Seoul, (Metrobali.com) –

Korea Utara pada Kamis mengeluarkan sebuah serangan pribadi yang “pedas” terhadap Presiden Korea Selatan, Park Geun-Hye dan menuduhnya telah melanggar moratorium dengan melakukan penghinaan kelewat batas dan berperilaku seperti petani perempuan “tukang oceh”.

Serangan pribadi yang dikeluarkan Korut itu merujuk pada pidato Presiden Park dalam KTT tentang kemanan nuklir di Den Haag, Belanda pada Senin (24/3), dimana Park menyuarakan keprihatinan bahwa bahan nuklir Korut dapat berakhir di tangan teroris.

Ia juga memperingatkan kemungkinan terulangnya bencana Chernobyl di kompleks atom utama milik Korut, Yongbyong.

Seorang juru bicara Komite untuk Reunifikasi Damai Korea (CPRK) dari pihak Korut mengatakan pernyataan Presiden Park itu “menginjak-injak dengan keras” perjanjian yang telah susah payah dicapai pada pembicaraan tingkat tinggi bulan lalu, dimana kedua Korea berjanji untuk menghentikan aksi “memfitnah” satu sama lain.

“Jika Park benar-benar ingin melihat adanya perbaikan dalam hubungan antar-Korea, ia pertama-tama harus berhenti mengoceh sembarangan dan belajar cara berbicara dengan kebijaksanaan,” kata juru bicara pihak Korut itu dalam sebuah pernyataan yang disiarkan oleh kantor berita resmi Korut KCNA.

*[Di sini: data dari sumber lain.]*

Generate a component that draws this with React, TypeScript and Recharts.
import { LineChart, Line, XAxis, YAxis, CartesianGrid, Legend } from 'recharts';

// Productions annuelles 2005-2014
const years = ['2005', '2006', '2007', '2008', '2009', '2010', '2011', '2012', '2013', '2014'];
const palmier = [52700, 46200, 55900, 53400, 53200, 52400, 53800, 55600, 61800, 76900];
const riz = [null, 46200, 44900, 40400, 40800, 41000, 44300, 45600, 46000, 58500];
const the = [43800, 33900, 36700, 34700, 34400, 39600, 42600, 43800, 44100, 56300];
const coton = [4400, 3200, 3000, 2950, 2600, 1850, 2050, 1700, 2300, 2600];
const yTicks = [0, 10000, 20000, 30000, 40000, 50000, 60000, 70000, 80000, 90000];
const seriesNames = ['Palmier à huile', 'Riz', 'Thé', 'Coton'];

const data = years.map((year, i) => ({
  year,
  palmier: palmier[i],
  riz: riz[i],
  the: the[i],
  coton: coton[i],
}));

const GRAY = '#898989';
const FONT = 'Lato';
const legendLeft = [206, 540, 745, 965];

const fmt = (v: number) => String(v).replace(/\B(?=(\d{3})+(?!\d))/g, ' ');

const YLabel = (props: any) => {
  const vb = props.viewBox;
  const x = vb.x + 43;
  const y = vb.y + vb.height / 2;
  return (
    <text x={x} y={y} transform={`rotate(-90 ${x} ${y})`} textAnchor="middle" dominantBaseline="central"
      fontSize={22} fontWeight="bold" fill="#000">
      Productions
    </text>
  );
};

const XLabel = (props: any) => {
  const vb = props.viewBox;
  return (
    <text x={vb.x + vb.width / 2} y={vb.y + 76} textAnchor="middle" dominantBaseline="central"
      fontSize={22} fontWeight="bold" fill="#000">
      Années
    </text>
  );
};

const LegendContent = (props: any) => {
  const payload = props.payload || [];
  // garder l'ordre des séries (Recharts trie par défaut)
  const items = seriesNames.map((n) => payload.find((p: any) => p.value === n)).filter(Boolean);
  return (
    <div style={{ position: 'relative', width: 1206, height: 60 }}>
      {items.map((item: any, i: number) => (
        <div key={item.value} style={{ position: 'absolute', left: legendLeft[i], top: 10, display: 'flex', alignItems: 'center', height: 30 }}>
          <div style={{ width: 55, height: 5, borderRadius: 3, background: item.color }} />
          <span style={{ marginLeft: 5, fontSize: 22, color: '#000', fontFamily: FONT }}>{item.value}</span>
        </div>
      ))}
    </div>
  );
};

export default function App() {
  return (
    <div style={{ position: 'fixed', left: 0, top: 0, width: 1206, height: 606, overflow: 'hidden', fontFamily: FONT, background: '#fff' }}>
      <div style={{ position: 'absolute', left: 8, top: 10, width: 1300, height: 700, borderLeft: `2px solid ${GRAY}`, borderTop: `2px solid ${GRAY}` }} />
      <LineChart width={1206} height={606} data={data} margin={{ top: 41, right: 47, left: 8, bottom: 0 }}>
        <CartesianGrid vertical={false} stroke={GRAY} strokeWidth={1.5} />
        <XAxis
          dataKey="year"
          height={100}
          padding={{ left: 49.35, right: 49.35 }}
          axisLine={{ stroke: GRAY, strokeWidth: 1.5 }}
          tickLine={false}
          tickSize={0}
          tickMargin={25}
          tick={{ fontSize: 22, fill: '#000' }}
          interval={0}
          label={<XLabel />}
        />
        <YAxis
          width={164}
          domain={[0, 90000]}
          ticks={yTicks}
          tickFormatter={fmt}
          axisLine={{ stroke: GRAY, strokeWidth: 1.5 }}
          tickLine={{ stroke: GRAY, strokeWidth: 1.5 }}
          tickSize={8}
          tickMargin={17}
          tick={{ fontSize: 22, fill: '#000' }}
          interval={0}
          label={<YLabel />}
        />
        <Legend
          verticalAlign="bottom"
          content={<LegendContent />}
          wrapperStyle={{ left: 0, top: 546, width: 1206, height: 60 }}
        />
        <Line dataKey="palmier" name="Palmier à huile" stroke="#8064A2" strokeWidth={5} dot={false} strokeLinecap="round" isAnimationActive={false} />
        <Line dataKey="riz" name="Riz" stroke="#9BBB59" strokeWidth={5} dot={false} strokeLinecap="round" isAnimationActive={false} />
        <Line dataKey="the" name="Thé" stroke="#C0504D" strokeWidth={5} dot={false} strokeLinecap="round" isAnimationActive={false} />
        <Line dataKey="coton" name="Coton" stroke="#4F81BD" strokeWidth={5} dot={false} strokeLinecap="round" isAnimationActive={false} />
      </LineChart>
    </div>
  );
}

“Bahkan, jika orang lain menulis pidato bodoh baginya untuk dibacakan, dia setidaknya harus tahu apa yang perlu disampaikan dan apa yang tidak perlu dikatakan … agar tidak mempermalukan dirinya sendiri,” ujarnya.

“Park harus menyadari posisinya karena ia bukan lagi seorang petani yang suka mengoceh pada dirinya sendiri di sudut kamarnya, tetapi ia seorang (presiden) penghuni Blue House (Istana Kepresidenan Korsel),” lanjutnya.

Korea Utara sebelumnya pernah melakukan serangan tajam serupa kepada Park, namun serangan kali ini adalah yang pertama sejak perjanjian antar-Korea bulan lalu.

Pihak Korut telah mendorong keras agar “tidak ada tindakan saling fitnah”, dan hal itu dinilai pengamat sulit untuk tercapai dan selalu akan bermasalah.

Pemerintah Korut menegaskan kalusa “tidak saling fitnah” itu harus meliputi pernyataan-pernyataan di media, kelompok swasta, dan perorangan, sementara Korea Selatan berpendapat bahwa hal itu tidak mungkin dilakukan karena cenderung membatasi kebebasan berbicara.

Selanjutnya, pihak Korsel mengecam pernyataan CPRK itu sebagai perilaku yang “kasar” dan tidak membantu.

“Kami memandang komentar yang bahkan tidak dapat diulang itu sebagai tindakan yang sangat disesalkan dan sangat tidak beretika,” kata sebuah pernyataan dari pemerintah Korsel.

Pernyataan saling serang itu terjadi seiring ketegangan militer yang membara di semenanjung Korea.

Korea Utara pada Rabu (26/3) melakukan uji tembak dua rudal balistik jarak menengahnya, saat Presiden AS Barack Obama menjadi tuan rumah dalam pertemuan puncak antara Korea Selatan-Jepang, yang bertujuan untuk menyatukan tiga negara melawan ancaman nuklir Korea Utara.

Resolusi PBB melarang Korea Utara untuk melakukan tes rudal balistik dan Dewan Keamanan PBB menetapkan untuk mengadakan konsultasi tertutup pada Kamis ini untuk membahas kemungkinan kecaman terhadap peluncuran rudal Korut terbaru.

“Korut harus segera menghentikan tindakan provokasi yang dapat ‘mendinginkan’ upaya … untuk menciptakan perdamaian di semenanjung Korea dan di kawasan,” kata pernyataan pemerintah Korea Selatan.